Kaddafi yönetimindeki 43 yıllık deneyimin, Libya’nın ‘tekrarlanmayacak’ tarihi olarak kalacağını söyleyen Hamel, “Ülkede düzenli olarak reformlar yapılıyordu çünkü zaman zaman eğitim, sağlık ve altyapı alanlarında sorunlar çıkıyordu. Ama bugünkü krizin nedeni, ülkedeki değişikliklerin ellerimizle değil, dış ve uluslararası onayla yapılması. Ülkemizde yaşananlar da büyük güçlerin kişisel amaçlarının gerçekleşmesi olarak anlatılabilir” dedi.
’Büyük güçlerin’ 2011’de sivilleri koruma iddiasıyla, 43 ülkeye askeri potansiyelinin çeşitliliğini Kaddafi rejimine karşı kullanma izni veren kararı BM Güvenlik Konseyi’nden alelacele geçirdiğini hatırlatan gazeteci, “Bugün Libyalıların Sirte ve Bingazi’de sığırlar gibi öldürülmesi, Libya karşıtı kapsamlı askeri operasyonun çözüme yönelik olmadığını gösteriyor. Bunun dışında bu askeri operasyondan sonra Libya halkına ait milyarlarca dolar çalındı” diye konuştu.
‘LİBYA BÖLGENİN EN BAĞIMSIZ ÜLKESİYDİ’
Operasyonun hedefinde ülkenin sorunlarını çözme derdi değil Kaddafi ve hükümetin olduğunu kaydeden Hamel, şöyle devam etti: “Kaddafi, Afrika’yı birleştirmeyi teklif eden, faaliyeti birleşik Afrika ordusunu kurmaya yönelik olan tek kişiydi. Zira, Libya siyasi anlamda bölgenin en bağımsız ülkesiydi. Ama ABD öncülüğündeki büyük güçlerin eline ‘sivilleri koruma ve demokrasiyi yayma’ bahanesi geçti.

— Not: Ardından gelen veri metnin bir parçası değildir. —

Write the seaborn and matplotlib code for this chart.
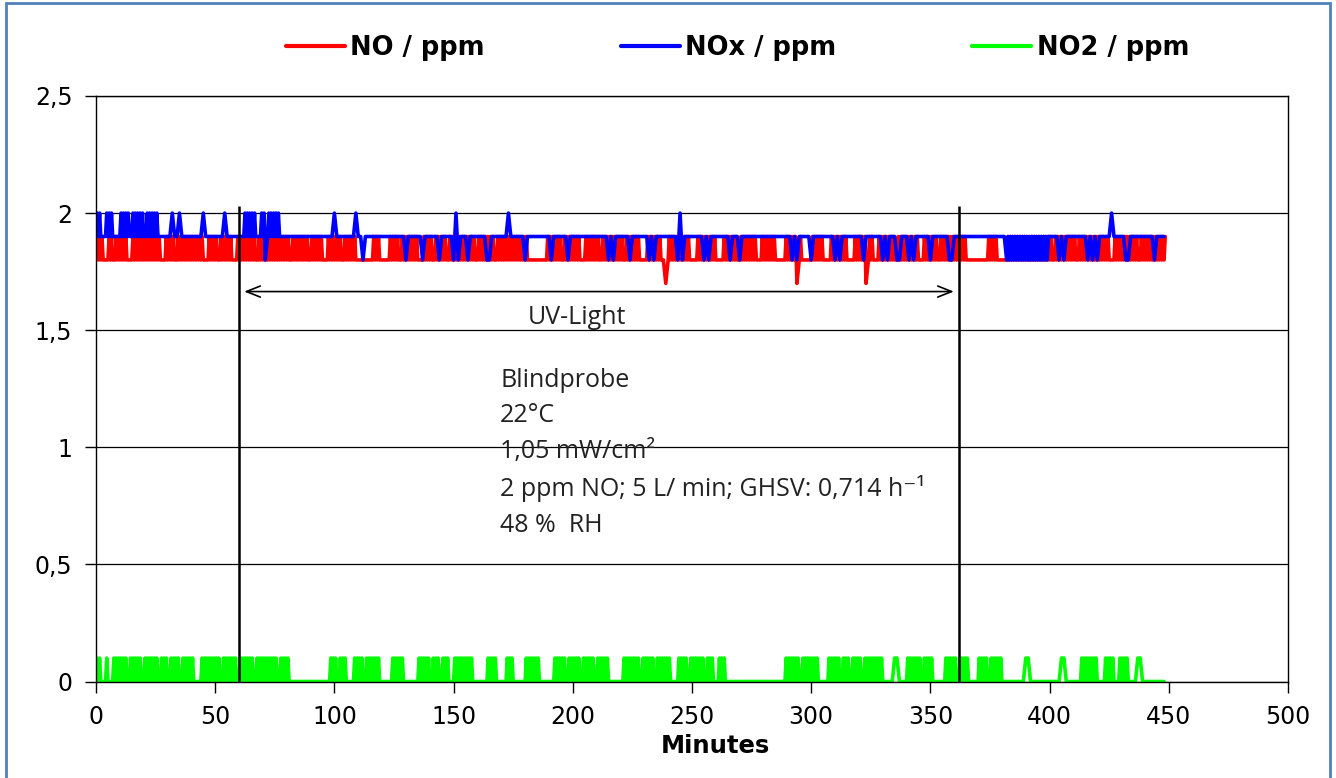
import pandas as pd
import seaborn as sns
import matplotlib.pyplot as plt
from matplotlib.patches import Rectangle

# one character per minute (0..448), in blocks of 10
# "x"/"y" = reading flickers between two levels within that minute
# NO / ppm: 0=1.7, 1=1.8, 2=1.9, x=1.8<->1.9
no_rows = [
    "xxx11xx1xx xxx11xxxxx xxxxxxx11x xxx1xxxxxx xxxxx11xxx",
    "x1xxxxx11x xxxxxxx1xx xxxxxxxxxx x1xxxxxxx1 xxxxx11xxx",
    "xxx1xxxxx1 111111xxx1 111xxxx1xx xxxxx11xxx x1xxxxx1xx",
    "xxxxxxxxx1 xxxxxxx1xx xxxxxxxxxx x11111111x xxxxx1xxxx",
    "xxx11xxxxx x1xxxxxxxx x1xxxxxx11 1xxxxxx110 xxxxxxxxx1",
    "11xxxxxxxx 111xxxxxx1 xxxxxxx11x xxxxx1111x xxxx0x1111",
    "xxxxx111xx xxxxx111xx xxx0xx11xx xxxxx1xxxx xxxxx11xxx",
    "xxx1xxxxxx xxxxx11111 1111xxxx11 111xxxxxxx x1xxxxxxxx",
    "x1xxxxxxxx x1xxxxxxxx xxxxx11xxx xxxxxxx1xx xxxxxxxxx",
]
# NOx / ppm: 0=1.8, 1=1.9, 2=2.0, x=1.9<->2.0, y=1.8<->1.9
nox_rows = [
    "xx11xxx111 xxxx1xxxxx 1xxxxx1111 1121121111 1111121111",
    "1111211111 11xxxxx11x x0xxxxx111 1111111111 1111111111",
    "2111111112 1101111111 1111111111 0111111011 1111011111",
    "0201110111 1111001111 1112111111 0111111111 1011111101",
    "1111111111 1111101011 1111011111 1101011111 1111020111",
    "1111101011 1111110111 0111111111 1111111111 1101011111",
    "0111111111 0101111111 1101111111 0101110011 1010111111",
    "0111111100 1111111111 1111111111 11yyyyyyyy yyyyyyyyyy",
    "1111010111 1111110101 0111112111 1100111111 111101111",
]
# NO2 / ppm: 0=0.0, 1=0.1, x=0.0<->0.1
no2_rows = [
    "xx00x00xxx xxx0xxxxx0 xxxxxx0xxx 0xxxx0xxxx x000xxxxxx",
    "xx0xxxxxx0 xxxxxx0xxx xxxxxx0xxx x000000000 00000000xx",
    "x0xxx000xx xx0xxxxxx0 0000xxxxx0 00000xxxxx 0xxx0xxx00",
    "xxxxxxxx00 0000xxxx00 00xxx00000 xxxxxx0000 00xxxxx0xx",
    "xxx0xxxxx0 xxxxx00000 0xxxxxxx0x xxxx0xxxxx x000xxxx0x",
    "xxxxx0xxx0 0xxx000000 0000000000 000000000x xxxxx0xxxx",
    "xxx0000xxx xx0xxx0xxx x0xxxxxxxx 0000011000 xxxxxx0xxx",
    "x00000xxxx x0xxxx0000 xxxx0xxxxx 0000000000 1100000000",
    "0000011000 000xxxxxxx 000xxxx00x xxx0000110 000000000",
]
series_names = ["NO / ppm", "NOx / ppm", "NO2 / ppm"]
series_levels = [
    {"0": 1.7, "1": 1.8, "2": 1.9, "x": (1.8, 1.9)},
    {"0": 1.8, "1": 1.9, "2": 2.0, "x": (1.9, 2.0), "y": (1.8, 1.9)},
    {"0": 0.0, "1": 0.1, "x": (0.0, 0.1)},
]
series_colors = ["#FF0000", "#0000FF", "#00FF00"]

uv_on, uv_off = 60, 362
info_lines = ["Blindprobe", "22°C", "1,05 mW/cm²",
              "2 ppm NO; 5 L/ min; GHSV: 0,714 h⁻¹", "48 %  RH"]

frames = []
for name, rows, levels in zip(series_names, [no_rows, nox_rows, no2_rows], series_levels):
    xs, ys = [], []
    for m, c in enumerate("".join(rows).replace(" ", "")):
        lv = levels[c]
        if isinstance(lv, tuple):
            xs += [m, m + 0.5]
            ys += [lv[0], lv[1]]
        else:
            xs.append(m)
            ys.append(lv)
    frames.append(pd.DataFrame({"Minutes": xs, "ppm": ys, "series": name}))
df = pd.concat(frames, ignore_index=True)

sns.set_style("white")
plt.rcParams["font.family"] = ["DejaVu Sans"]
plt.rcParams["text.color"] = "black"
plt.rcParams["axes.labelcolor"] = "black"

fig = plt.figure(figsize=(13.36, 7.78), dpi=100)
ax = fig.add_axes([96 / 1336, 1 - 681.5 / 778, 1192 / 1336, 585.5 / 778])

sns.lineplot(data=df, x="Minutes", y="ppm", hue="series", hue_order=series_names,
             palette=series_colors, estimator=None, sort=False, lw=2.6, ax=ax)

ax.set_xlim(0, 500)
ax.set_ylim(0, 2.5)
ax.set_xticks(range(0, 501, 50))
yt = [0, 0.5, 1, 1.5, 2, 2.5]
ax.set_yticks(yt)
ax.set_yticklabels([f"{v:g}".replace(".", ",") for v in yt])
ax.tick_params(direction="out", length=8, width=1, labelsize=17, pad=9,
               left=True, bottom=True, colors="black")
ax.yaxis.grid(True, color="black", lw=0.9)
ax.set_axisbelow(True)
for s in ax.spines.values():
    s.set_color("black")
    s.set_linewidth(1)
ax.set_ylabel("")
ax.set_xlabel("Minutes", fontsize=17.5, fontweight="bold", labelpad=0)
ax.xaxis.set_label_coords(0.52, -0.09)

# UV on/off markers
ax.vlines([uv_on, uv_off], 0, 2.03, color="black", lw=1.8, zorder=5)
ax.annotate("", xy=(uv_on + 1, 1.665), xytext=(uv_off - 1, 1.665),
            arrowprops=dict(arrowstyle="<->,head_length=1.0,head_width=0.4",
                            color="black", lw=1.2))
ax.text(181, 1.553, "UV-Light", fontsize=18, va="center", ha="left", color="#222222",
        family=["Open Sans", "DejaVu Sans"])
ax.text(169.5, 1.34, "\n".join(info_lines), fontsize=18, va="top", ha="left",
        linespacing=1.55, color="#222222", family=["Open Sans", "DejaVu Sans"])

handles, labels = ax.get_legend_handles_labels()
ax.get_legend().remove()
leg = fig.legend(handles, labels, loc="center", bbox_to_anchor=(0.552, 0.938), ncol=3,
                 frameon=False, prop={"weight": "bold", "size": 18.5},
                 handlelength=2.3, handletextpad=0.2, columnspacing=5.3)
for h in leg.get_lines():
    h.set_linewidth(3)

fig.patches.append(Rectangle((6 / 1336, -0.02), 1324 / 1336, 1.016, transform=fig.transFigure,
                             fill=False, edgecolor="#4F81BD", lw=2))

fig.savefig("out.png", dpi=100)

Libya’da yaşam koşullarının iyileştirilmesini ve ek istihdamın yaratılmasını barışçıl biçimde talep eden gençlerin olduğu kimsenin dikkatini çekmedi. Bu gençler ve talepleri, belli güçler tarafından kişisel amaçlar doğrultusunda çatışmayı alevlendirmek için kullanıldı. Hillary Clinton da Kaddafi’yi devirme mekanizmasının aktif parçasıydı. Yaşananlar bir devrim değildi, Libyalıların felaketiydi. Bu felaket yüzünden bugüne kadar öldürülüyorlar. Libya tüm alanlarda en başarısız ülke oldu.”
‘KADDAFİ, AŞİRETLER ARASINDAKİ İLİŞKİLERİ BİLİYORDU, FENOMENDİ’
“Libya’nın şimdi yaşadığı sorunları Kaddafi’nin nasıl önlediğini biliyor musunuz?” diye soran gazeteci, “O, ülkesinin özelliklerini, aşiretler arasındaki ilişkilerin yapısını biliyordu. Ülkemizde toplum içinde, aşiretler arasında ve siyasi bloklar arasında çekişme yoktu. Kaddafi, tüm halkı tek bir bayrak altında birleştirmek için uzlaştırma girişimini üzerine almıştı. Onun bir liderlik yeteneği vardı. Halk onu ülkenin en üst makamında bulunan bir yetkiliden çok rehber olarak görüyordu. Diğer bir deyişle, Kaddafi fenomendi” dedi.